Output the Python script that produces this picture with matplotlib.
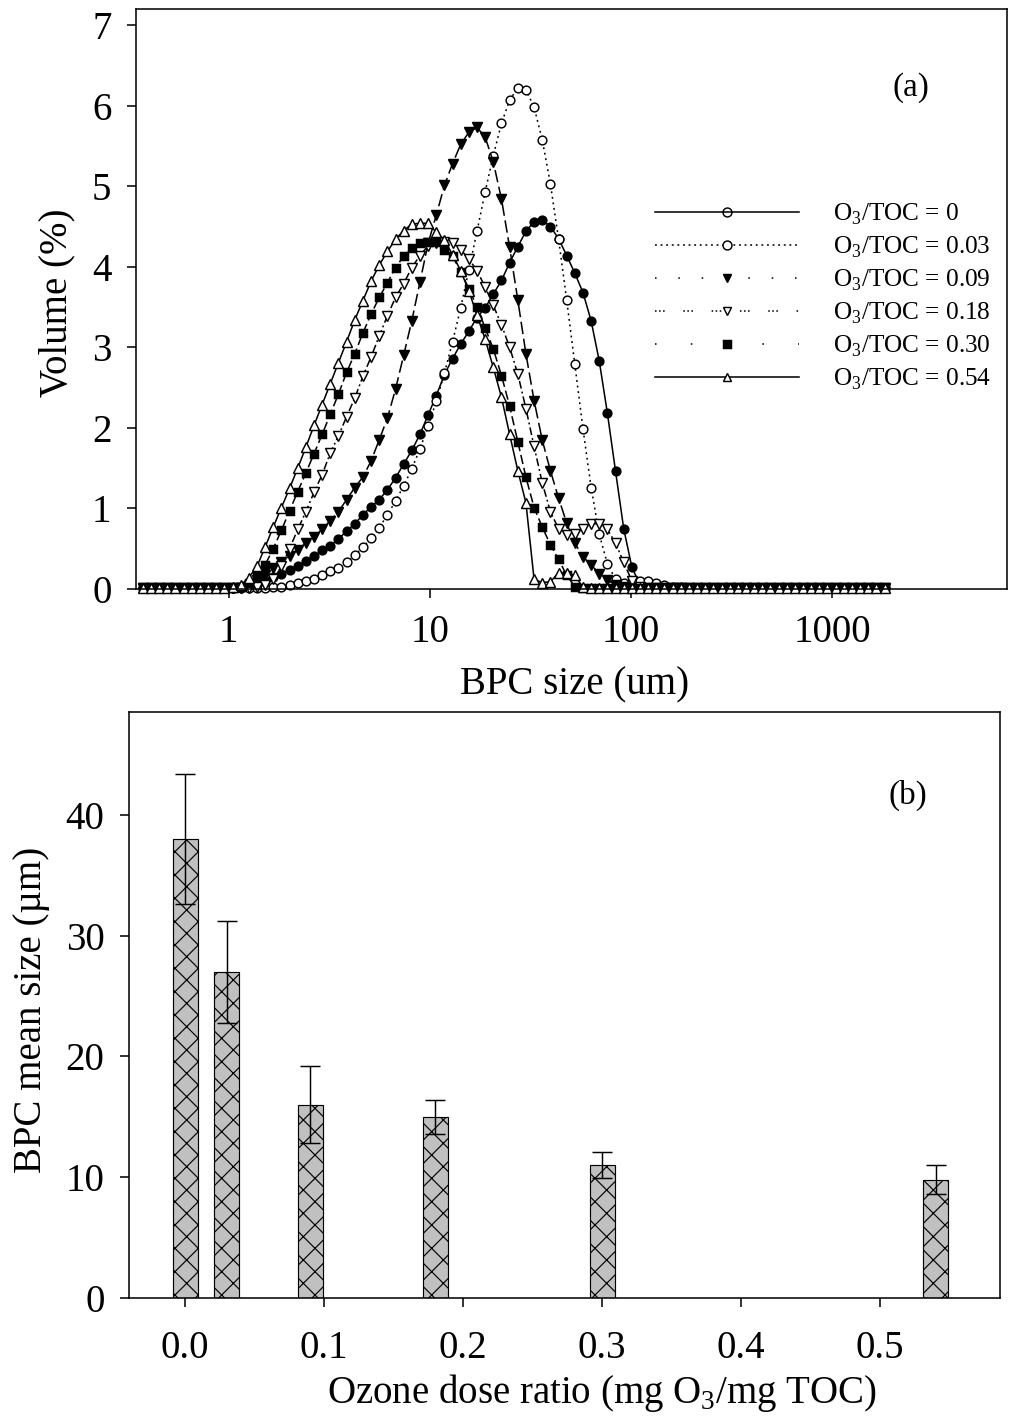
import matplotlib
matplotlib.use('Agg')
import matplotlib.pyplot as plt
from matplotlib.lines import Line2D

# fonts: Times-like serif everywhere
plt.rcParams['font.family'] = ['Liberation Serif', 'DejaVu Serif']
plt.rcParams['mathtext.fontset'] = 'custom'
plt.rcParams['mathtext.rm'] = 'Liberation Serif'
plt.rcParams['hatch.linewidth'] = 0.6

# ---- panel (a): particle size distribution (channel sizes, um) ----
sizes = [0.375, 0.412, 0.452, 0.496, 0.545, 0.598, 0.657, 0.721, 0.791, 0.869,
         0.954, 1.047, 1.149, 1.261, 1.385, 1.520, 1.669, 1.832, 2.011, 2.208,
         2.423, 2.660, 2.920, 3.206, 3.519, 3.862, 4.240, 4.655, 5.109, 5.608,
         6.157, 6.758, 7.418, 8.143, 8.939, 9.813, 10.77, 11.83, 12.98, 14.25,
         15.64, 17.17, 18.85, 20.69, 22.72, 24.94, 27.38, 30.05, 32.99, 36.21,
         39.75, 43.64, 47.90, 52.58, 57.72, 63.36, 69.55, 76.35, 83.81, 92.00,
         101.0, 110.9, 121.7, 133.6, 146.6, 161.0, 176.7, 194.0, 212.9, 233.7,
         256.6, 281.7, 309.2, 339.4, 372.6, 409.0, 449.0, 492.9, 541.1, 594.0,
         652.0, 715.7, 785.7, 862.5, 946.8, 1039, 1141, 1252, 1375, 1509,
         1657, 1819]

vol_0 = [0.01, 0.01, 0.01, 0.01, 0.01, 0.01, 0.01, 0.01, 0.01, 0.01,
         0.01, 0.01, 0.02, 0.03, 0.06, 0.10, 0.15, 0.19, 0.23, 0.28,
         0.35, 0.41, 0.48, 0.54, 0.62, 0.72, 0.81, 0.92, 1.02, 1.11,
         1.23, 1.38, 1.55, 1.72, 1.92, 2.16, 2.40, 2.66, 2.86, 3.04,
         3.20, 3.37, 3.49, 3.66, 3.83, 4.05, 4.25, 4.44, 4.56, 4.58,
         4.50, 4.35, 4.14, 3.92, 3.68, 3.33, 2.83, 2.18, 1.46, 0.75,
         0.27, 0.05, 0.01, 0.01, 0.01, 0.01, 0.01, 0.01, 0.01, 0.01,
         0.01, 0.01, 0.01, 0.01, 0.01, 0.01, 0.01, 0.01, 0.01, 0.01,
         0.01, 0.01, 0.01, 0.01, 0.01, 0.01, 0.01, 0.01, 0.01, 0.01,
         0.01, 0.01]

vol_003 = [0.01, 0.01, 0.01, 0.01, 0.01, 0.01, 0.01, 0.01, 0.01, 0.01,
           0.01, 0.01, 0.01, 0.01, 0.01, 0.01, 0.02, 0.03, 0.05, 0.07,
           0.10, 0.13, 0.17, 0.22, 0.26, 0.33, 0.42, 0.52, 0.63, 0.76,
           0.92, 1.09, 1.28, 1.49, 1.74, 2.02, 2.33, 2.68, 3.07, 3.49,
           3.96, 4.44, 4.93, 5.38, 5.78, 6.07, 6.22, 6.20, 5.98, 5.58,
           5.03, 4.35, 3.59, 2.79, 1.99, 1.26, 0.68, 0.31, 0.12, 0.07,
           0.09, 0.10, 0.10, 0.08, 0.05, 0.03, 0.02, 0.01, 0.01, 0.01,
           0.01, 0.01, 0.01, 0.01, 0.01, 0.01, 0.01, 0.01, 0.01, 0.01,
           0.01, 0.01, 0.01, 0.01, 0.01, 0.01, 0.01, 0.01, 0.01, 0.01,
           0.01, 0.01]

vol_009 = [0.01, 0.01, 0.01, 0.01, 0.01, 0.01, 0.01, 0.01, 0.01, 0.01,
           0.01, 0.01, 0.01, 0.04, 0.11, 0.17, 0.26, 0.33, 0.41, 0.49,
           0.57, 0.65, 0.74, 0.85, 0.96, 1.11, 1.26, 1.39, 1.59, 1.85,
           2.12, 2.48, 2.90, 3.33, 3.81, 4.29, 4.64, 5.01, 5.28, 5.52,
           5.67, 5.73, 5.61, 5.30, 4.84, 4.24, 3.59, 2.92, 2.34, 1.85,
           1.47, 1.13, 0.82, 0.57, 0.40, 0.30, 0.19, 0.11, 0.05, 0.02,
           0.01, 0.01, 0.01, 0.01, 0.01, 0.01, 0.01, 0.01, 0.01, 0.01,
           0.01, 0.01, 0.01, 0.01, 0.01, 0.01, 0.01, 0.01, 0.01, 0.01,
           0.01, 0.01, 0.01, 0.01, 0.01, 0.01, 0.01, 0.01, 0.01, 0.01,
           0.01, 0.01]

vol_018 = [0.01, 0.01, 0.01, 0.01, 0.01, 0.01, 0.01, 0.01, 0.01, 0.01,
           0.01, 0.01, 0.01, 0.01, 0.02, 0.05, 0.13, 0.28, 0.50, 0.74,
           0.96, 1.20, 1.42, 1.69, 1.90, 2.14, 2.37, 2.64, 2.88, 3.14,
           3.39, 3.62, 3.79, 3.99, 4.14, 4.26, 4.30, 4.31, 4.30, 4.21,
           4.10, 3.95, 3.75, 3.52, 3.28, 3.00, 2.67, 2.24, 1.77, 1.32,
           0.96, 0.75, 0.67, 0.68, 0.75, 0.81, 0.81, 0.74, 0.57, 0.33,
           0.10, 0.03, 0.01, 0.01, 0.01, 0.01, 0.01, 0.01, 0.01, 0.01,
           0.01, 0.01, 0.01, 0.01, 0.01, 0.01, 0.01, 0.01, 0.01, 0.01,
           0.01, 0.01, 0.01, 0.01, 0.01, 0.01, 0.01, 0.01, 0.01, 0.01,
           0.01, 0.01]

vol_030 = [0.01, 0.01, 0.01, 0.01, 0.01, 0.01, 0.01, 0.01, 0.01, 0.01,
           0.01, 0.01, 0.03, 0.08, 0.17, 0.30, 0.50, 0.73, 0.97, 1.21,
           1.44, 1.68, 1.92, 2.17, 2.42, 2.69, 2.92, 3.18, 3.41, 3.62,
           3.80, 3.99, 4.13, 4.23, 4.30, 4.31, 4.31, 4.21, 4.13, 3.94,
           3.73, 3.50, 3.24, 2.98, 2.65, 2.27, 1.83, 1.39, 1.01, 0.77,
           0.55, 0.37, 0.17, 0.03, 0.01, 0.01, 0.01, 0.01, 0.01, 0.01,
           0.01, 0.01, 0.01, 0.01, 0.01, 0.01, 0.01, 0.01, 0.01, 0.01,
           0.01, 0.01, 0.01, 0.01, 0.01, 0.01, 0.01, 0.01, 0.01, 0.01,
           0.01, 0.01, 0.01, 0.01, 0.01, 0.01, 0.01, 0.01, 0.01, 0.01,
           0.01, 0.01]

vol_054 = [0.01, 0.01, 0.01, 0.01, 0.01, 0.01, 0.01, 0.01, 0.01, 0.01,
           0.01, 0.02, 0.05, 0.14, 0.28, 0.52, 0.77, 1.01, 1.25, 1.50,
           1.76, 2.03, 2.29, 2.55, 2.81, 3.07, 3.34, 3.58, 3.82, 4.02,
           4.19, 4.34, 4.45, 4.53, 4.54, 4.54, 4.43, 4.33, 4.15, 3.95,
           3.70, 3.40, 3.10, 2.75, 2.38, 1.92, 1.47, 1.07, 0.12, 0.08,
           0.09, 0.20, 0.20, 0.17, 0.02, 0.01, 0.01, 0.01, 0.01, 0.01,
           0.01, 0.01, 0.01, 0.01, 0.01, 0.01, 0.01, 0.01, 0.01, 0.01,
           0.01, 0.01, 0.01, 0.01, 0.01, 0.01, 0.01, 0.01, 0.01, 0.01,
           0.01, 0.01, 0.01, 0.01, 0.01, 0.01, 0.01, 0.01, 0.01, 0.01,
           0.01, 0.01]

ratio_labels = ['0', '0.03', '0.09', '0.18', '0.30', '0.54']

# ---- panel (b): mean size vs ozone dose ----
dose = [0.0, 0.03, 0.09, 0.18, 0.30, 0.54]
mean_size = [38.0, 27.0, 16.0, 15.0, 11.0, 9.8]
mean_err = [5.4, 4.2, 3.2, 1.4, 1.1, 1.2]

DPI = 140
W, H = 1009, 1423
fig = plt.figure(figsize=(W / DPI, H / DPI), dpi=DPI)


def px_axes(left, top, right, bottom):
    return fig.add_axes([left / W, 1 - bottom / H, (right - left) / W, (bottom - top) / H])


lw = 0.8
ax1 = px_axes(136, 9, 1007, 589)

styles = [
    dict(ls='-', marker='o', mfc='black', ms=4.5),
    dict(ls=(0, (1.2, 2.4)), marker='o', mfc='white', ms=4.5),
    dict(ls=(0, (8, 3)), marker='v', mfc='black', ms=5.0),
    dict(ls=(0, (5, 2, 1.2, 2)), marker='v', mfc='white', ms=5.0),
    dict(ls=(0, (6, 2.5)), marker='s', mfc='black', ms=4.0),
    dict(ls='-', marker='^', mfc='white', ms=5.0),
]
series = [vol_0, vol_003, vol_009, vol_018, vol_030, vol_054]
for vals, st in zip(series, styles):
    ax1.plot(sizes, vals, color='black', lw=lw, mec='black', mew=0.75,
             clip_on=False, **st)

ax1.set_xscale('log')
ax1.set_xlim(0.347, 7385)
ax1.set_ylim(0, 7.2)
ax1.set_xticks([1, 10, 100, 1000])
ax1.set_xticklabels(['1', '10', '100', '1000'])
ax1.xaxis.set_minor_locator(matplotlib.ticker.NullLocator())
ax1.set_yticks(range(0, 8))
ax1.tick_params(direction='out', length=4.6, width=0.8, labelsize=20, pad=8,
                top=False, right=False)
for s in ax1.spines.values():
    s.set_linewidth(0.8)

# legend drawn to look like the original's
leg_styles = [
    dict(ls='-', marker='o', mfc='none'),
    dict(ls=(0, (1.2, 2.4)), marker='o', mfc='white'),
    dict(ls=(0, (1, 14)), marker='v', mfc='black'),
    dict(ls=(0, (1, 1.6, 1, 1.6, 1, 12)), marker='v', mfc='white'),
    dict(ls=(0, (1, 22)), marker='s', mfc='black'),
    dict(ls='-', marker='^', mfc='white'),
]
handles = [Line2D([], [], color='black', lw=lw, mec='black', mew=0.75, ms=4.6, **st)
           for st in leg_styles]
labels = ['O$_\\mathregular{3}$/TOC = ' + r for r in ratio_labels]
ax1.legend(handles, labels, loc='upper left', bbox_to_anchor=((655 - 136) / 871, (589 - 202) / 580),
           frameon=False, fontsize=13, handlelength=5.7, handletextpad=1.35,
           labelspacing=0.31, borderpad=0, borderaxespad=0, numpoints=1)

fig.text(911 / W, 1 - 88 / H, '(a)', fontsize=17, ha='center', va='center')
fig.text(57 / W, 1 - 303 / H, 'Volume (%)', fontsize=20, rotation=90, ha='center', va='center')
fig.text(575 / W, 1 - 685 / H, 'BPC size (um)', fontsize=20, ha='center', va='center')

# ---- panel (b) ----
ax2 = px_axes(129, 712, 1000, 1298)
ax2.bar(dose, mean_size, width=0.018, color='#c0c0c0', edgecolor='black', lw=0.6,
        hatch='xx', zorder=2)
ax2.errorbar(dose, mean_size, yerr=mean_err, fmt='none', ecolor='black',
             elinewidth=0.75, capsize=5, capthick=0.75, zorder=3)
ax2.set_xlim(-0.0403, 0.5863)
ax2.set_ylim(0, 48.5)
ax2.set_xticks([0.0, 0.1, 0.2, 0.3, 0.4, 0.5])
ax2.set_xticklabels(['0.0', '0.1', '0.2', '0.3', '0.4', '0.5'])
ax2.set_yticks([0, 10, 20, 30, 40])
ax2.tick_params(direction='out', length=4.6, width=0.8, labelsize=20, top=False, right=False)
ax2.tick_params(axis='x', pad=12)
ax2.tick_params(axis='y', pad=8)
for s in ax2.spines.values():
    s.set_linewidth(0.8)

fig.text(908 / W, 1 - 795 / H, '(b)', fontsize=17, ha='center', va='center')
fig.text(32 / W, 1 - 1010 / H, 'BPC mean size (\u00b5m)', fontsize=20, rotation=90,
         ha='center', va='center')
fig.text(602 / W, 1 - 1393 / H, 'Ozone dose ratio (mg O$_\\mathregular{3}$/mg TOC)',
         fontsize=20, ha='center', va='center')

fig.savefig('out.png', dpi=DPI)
##############################
EXERCISE: Repeat the listing above up to and including the line with "1657, 1819]", starting from its first line. Drop any pictures.

RESULT OF THIS EXERCISE:
Output the Python script that produces this picture with matplotlib.
import matplotlib
matplotlib.use('Agg')
import matplotlib.pyplot as plt
from matplotlib.lines import Line2D

# fonts: Times-like serif everywhere
plt.rcParams['font.family'] = ['Liberation Serif', 'DejaVu Serif']
plt.rcParams['mathtext.fontset'] = 'custom'
plt.rcParams['mathtext.rm'] = 'Liberation Serif'
plt.rcParams['hatch.linewidth'] = 0.6

# ---- panel (a): particle size distribution (channel sizes, um) ----
sizes = [0.375, 0.412, 0.452, 0.496, 0.545, 0.598, 0.657, 0.721, 0.791, 0.869,
         0.954, 1.047, 1.149, 1.261, 1.385, 1.520, 1.669, 1.832, 2.011, 2.208,
         2.423, 2.660, 2.920, 3.206, 3.519, 3.862, 4.240, 4.655, 5.109, 5.608,
         6.157, 6.758, 7.418, 8.143, 8.939, 9.813, 10.77, 11.83, 12.98, 14.25,
         15.64, 17.17, 18.85, 20.69, 22.72, 24.94, 27.38, 30.05, 32.99, 36.21,
         39.75, 43.64, 47.90, 52.58, 57.72, 63.36, 69.55, 76.35, 83.81, 92.00,
         101.0, 110.9, 121.7, 133.6, 146.6, 161.0, 176.7, 194.0, 212.9, 233.7,
         256.6, 281.7, 309.2, 339.4, 372.6, 409.0, 449.0, 492.9, 541.1, 594.0,
         652.0, 715.7, 785.7, 862.5, 946.8, 1039, 1141, 1252, 1375, 1509,
         1657, 1819]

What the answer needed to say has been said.